**PROBLEM TO WORK ON:** Give back only the lines in the records below from the one with "Give me the Bokeh source for this chart." to the one with "return (py - LBL_TOP_PX) / LBL_STEP", both inclusive, word for word.

## BEGIN RECORDS TO USE

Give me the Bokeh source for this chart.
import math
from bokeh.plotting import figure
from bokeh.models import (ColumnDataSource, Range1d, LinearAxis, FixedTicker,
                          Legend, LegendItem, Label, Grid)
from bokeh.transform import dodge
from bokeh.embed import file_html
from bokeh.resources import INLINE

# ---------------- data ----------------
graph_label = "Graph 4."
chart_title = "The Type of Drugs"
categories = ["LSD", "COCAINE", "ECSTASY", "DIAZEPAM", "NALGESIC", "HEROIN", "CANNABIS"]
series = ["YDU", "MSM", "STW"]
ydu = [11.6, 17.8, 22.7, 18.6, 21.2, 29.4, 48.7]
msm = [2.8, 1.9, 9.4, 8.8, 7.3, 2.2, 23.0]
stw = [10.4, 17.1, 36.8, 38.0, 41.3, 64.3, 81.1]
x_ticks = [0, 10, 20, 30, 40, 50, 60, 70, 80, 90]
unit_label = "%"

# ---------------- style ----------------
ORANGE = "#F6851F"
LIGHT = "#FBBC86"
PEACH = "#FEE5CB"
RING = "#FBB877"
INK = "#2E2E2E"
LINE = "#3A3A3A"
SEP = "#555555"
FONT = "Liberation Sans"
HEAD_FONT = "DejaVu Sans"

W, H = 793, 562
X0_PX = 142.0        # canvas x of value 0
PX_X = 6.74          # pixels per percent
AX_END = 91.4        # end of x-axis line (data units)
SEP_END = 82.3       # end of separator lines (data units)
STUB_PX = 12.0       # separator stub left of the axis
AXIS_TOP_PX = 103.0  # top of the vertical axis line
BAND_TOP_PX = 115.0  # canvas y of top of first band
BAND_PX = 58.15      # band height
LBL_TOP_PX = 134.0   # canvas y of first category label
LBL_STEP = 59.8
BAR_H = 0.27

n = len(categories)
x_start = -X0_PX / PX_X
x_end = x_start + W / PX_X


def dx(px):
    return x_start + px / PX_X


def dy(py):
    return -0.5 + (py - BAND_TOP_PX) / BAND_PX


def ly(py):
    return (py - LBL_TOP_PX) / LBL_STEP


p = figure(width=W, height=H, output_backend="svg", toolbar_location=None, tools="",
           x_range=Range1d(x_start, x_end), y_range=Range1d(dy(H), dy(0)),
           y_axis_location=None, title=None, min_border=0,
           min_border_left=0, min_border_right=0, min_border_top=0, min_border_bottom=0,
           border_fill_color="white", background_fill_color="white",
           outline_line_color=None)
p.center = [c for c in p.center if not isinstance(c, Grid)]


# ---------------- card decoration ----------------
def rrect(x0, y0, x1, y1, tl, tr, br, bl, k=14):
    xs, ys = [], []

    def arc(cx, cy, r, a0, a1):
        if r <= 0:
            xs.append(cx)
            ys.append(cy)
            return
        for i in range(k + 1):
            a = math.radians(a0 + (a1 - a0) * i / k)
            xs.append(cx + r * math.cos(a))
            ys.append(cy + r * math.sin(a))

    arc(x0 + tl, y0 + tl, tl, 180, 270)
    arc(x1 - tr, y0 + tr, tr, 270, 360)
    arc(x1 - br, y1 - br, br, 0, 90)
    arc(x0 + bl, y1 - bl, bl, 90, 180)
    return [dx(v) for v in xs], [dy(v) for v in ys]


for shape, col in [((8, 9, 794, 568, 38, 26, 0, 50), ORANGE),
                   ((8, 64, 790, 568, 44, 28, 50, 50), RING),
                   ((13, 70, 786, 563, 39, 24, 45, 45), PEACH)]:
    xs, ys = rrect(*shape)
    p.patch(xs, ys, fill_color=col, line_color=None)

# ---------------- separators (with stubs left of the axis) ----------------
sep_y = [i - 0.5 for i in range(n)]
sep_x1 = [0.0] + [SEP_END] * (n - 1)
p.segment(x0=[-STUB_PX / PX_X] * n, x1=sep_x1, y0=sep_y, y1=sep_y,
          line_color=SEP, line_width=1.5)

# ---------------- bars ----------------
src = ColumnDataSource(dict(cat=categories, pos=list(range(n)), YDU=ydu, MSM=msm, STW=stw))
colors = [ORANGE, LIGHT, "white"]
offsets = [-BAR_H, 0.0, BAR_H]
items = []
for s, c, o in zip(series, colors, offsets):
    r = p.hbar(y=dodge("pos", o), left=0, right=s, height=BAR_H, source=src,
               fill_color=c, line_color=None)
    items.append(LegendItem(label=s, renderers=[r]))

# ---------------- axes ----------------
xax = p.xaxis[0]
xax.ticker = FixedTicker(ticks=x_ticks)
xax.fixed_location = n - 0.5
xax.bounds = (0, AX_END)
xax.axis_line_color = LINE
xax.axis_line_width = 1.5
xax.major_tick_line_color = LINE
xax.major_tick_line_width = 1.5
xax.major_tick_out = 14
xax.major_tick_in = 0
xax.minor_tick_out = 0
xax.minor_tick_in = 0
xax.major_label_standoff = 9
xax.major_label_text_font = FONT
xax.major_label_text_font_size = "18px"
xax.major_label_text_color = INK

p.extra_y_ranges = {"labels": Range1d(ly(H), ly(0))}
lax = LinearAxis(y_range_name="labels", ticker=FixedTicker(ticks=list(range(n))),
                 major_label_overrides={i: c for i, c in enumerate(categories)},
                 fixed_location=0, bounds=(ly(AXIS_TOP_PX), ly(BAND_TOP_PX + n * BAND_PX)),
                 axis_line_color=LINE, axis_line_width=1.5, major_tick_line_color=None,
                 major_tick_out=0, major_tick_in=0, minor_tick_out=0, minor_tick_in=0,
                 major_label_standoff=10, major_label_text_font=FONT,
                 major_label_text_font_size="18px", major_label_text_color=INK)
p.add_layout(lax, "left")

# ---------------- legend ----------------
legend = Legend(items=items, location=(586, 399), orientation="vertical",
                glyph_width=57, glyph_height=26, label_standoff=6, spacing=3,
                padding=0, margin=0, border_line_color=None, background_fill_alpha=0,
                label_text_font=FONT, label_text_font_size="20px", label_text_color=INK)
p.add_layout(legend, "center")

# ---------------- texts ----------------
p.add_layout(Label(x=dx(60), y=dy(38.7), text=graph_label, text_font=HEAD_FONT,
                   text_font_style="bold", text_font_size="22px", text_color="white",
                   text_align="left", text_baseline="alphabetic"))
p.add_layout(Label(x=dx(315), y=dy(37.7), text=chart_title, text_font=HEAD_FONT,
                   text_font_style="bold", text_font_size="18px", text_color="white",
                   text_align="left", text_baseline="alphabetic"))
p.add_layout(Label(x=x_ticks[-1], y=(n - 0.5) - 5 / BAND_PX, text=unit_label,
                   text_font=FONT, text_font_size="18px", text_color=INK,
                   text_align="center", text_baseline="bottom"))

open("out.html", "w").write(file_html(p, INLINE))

## END RECORDS TO USE
## BEGIN RECORDS TO USE

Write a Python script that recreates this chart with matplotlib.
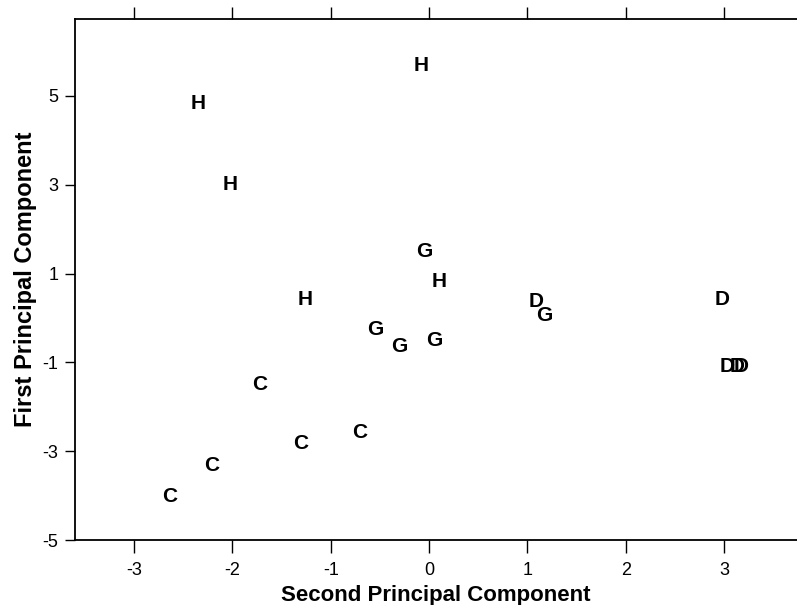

## END RECORDS TO USE
## BEGIN RECORDS TO USE

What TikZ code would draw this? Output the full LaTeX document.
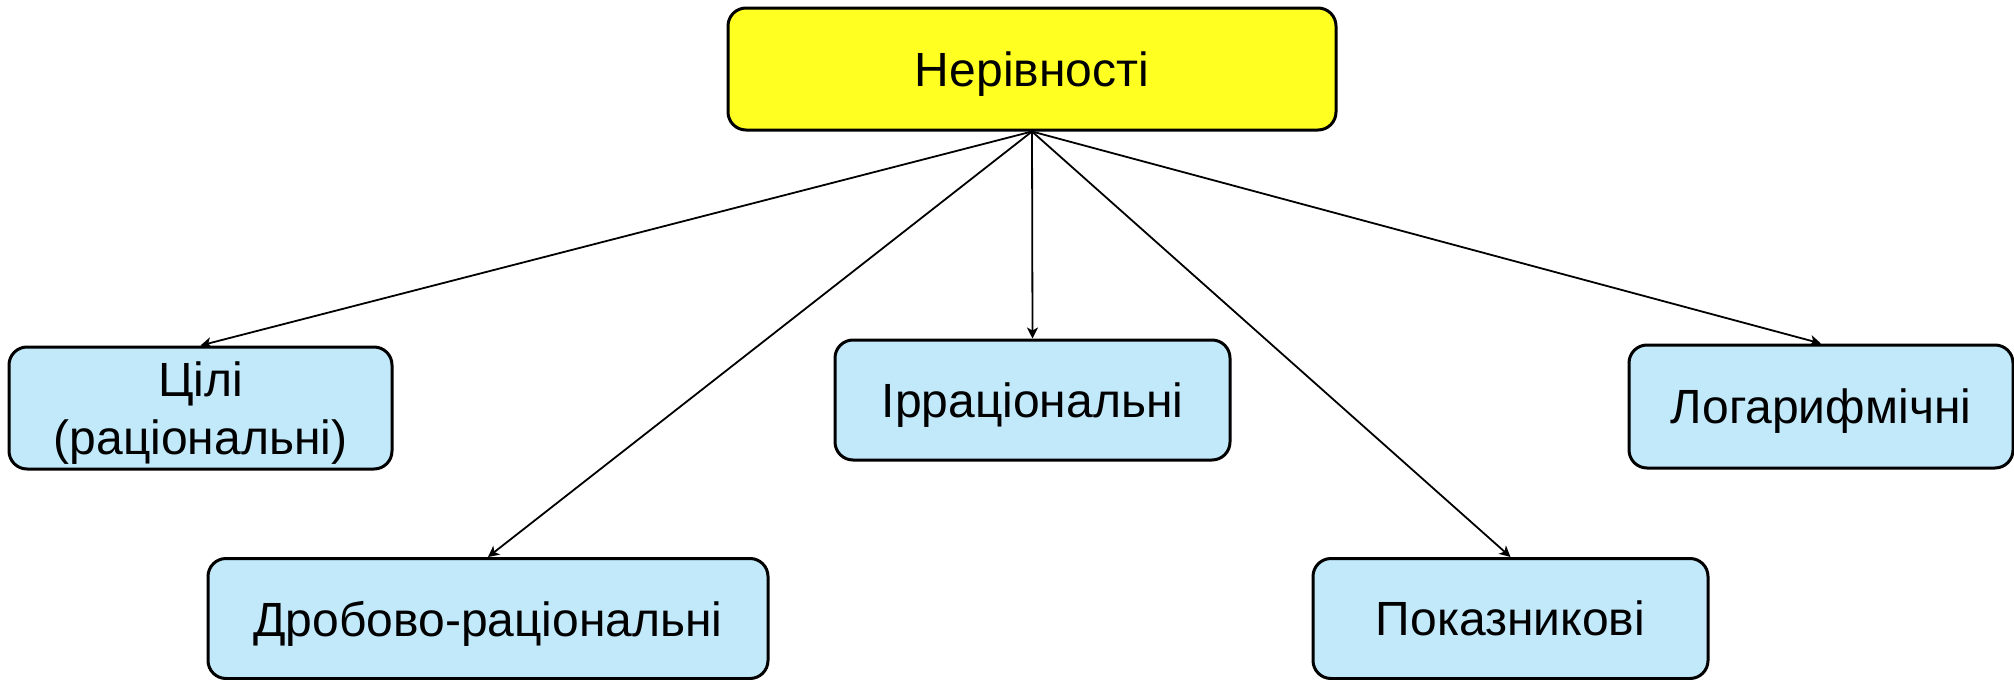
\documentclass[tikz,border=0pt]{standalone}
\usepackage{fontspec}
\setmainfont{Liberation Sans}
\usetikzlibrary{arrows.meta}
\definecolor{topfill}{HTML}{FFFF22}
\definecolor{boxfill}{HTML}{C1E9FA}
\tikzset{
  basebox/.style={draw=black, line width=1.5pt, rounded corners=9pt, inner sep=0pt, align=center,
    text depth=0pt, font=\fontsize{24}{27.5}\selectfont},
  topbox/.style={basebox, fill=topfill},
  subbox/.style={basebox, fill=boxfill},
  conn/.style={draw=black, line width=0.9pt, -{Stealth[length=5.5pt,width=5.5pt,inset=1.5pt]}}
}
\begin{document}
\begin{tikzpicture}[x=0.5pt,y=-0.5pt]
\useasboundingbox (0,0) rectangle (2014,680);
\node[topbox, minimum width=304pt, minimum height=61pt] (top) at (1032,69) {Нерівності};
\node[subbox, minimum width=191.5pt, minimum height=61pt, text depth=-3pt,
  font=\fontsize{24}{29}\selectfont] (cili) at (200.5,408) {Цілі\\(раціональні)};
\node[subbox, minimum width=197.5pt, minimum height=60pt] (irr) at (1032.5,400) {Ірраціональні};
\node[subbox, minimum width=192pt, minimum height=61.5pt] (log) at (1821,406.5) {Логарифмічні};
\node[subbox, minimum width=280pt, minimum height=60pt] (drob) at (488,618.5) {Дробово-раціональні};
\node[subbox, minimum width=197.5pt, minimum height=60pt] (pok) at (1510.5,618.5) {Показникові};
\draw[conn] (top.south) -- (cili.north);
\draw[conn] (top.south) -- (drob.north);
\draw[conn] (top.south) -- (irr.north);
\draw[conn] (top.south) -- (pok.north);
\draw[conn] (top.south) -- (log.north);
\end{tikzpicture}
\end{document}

## END RECORDS TO USE

**WORKED ANSWER:**
Give me the Bokeh source for this chart.
import math
from bokeh.plotting import figure
from bokeh.models import (ColumnDataSource, Range1d, LinearAxis, FixedTicker,
                          Legend, LegendItem, Label, Grid)
from bokeh.transform import dodge
from bokeh.embed import file_html
from bokeh.resources import INLINE

# ---------------- data ----------------
graph_label = "Graph 4."
chart_title = "The Type of Drugs"
categories = ["LSD", "COCAINE", "ECSTASY", "DIAZEPAM", "NALGESIC", "HEROIN", "CANNABIS"]
series = ["YDU", "MSM", "STW"]
ydu = [11.6, 17.8, 22.7, 18.6, 21.2, 29.4, 48.7]
msm = [2.8, 1.9, 9.4, 8.8, 7.3, 2.2, 23.0]
stw = [10.4, 17.1, 36.8, 38.0, 41.3, 64.3, 81.1]
x_ticks = [0, 10, 20, 30, 40, 50, 60, 70, 80, 90]
unit_label = "%"

# ---------------- style ----------------
ORANGE = "#F6851F"
LIGHT = "#FBBC86"
PEACH = "#FEE5CB"
RING = "#FBB877"
INK = "#2E2E2E"
LINE = "#3A3A3A"
SEP = "#555555"
FONT = "Liberation Sans"
HEAD_FONT = "DejaVu Sans"

W, H = 793, 562
X0_PX = 142.0        # canvas x of value 0
PX_X = 6.74          # pixels per percent
AX_END = 91.4        # end of x-axis line (data units)
SEP_END = 82.3       # end of separator lines (data units)
STUB_PX = 12.0       # separator stub left of the axis
AXIS_TOP_PX = 103.0  # top of the vertical axis line
BAND_TOP_PX = 115.0  # canvas y of top of first band
BAND_PX = 58.15      # band height
LBL_TOP_PX = 134.0   # canvas y of first category label
LBL_STEP = 59.8
BAR_H = 0.27

n = len(categories)
x_start = -X0_PX / PX_X
x_end = x_start + W / PX_X


def dx(px):
    return x_start + px / PX_X


def dy(py):
    return -0.5 + (py - BAND_TOP_PX) / BAND_PX


def ly(py):
    return (py - LBL_TOP_PX) / LBL_STEP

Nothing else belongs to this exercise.